Un hombre se ha quitado la vida y el niño se despoja del retrato poético de la muerte. No hay rostro tupido de polvos blancos, sino una piel coagulada, ceniza.

No hay sombrero, como pensó alguna vez, ni ropas almidonadas, ni trajes extremadamente limpios, al niño solo le resalta el pañuelo que rodea el pescuezo del desconocido.

Los labios no están cerrados como los de una persona dormida. Los suyos están abiertos, amoratados, y dejan ver la dentadura manchada e irregular, la lengua mordida y oscura.

Esta muerte, a diferencia de otras muertes, carece de la ritualidad del cuerpo en una caja de madera, expuesto a los seres queridos. En Macondo lo prefieren pudriéndose en el cuarto con olor a baúles, antes que en el ataúd donde lo acaban de meter.

Para el niño «un muerto parecía una persona quieta y dormida y ahora veo que es todo lo contrario. Veo que parece una persona despierta y rabiosa después de una pelea».

Esta imagen terminó grabada en mi cabeza después de leer La Hojarasca de Gabriel García Márquez. Pudiera parecer un facilismo empezar por el principio -es además redundante- pero las primeras líneas de cualquier libro y, especialmente las del autor colombiano, terminan siendo determinantes.

Como es costumbre, la estructura del relato permite que un hecho presente abra la brecha hacia el pasado. La diferencia con otras obras, tal vez, es el juego de voces, la narración en primera persona de tres generaciones: un abuelo, una madre y su hijo.

Los tres construyen la historia del doctor extranjero que un día llegó a Macondo, por recomendación del coronel Aureliano Buendía, y terminó siendo odiado por todo un pueblo. Sin embargo, no sería justo adelantar causas y efectos del suicidio, es mejor sumergirse en sus páginas y descubrirlo.

Para quienes siguen la obra del Premio Nobel de Literatura 1982, leer a Macondo por primera vez es una experiencia interesante. Y cuando digo «primera vez», no refiero el hecho de ver escrito el nombre del pueblo, inspirado en una de las fincas de la United Fruit Company, sino saberse dentro del libro donde nació el Macondo que, más de 10 años después, sería conocido mundialmente por la novela Cien años de Soledad.

Por supuesto, no esperemos que el Gabo de 23 años y el Macondo de La Hojarasca, alcancen la magistralidad de la estirpe de los Buendía. Este pueblo es un poco más lúgubre, carece todavía de la mágica e irónica desdicha presente en la obra más famosa del escritor colombiano.
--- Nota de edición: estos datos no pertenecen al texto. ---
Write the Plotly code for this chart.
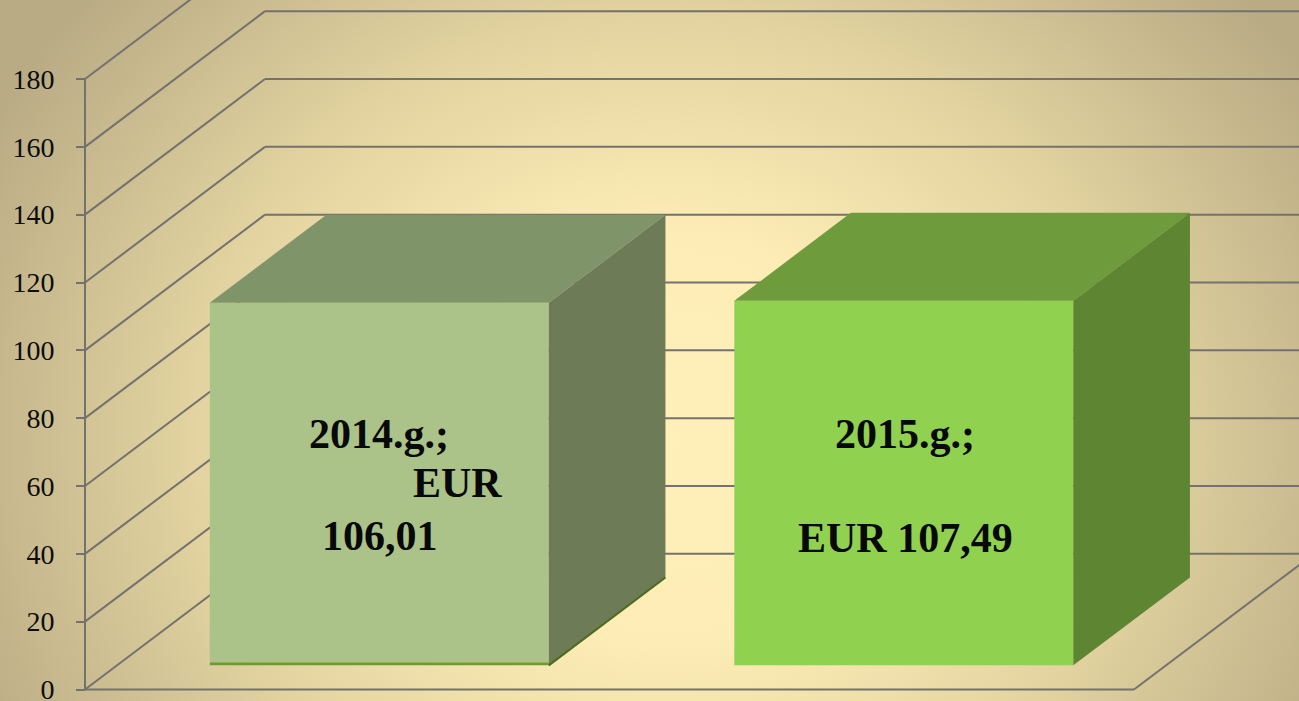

La sensación de oscuridad y desolación de esta, su primera novela, está influenciada por los universos de William Faulkner, Franz Kafka, la Antígona de Sófocles. Se le comparó con otros autores. Le señalaron las voces demasiado similares. Incluso, en un primer intento de publicación, fue rechazada por la Editorial Losada, de Buenos Aires.

Sin embargo, sigue siendo la primera novela de un joven que en 1950 jugaba a ser escritor en contra de la voluntad familiar. Cuando el padre supo que abandonó la Facultad de Derecho le dijo: “Comerás papel”. Aquel aprendiz de periodista escribía a la par sus textos costeños, irónicos y humorísticos en El Universal de Cartagena. No presagiaba entonces su influencia futura en las letras.

Nadie, absolutamente nadie, podía imaginar que todo comenzaría aquel miércoles con aspecto de domingo: el día que, en Macondo, un niño miró a la muerte y esta lo miró a él.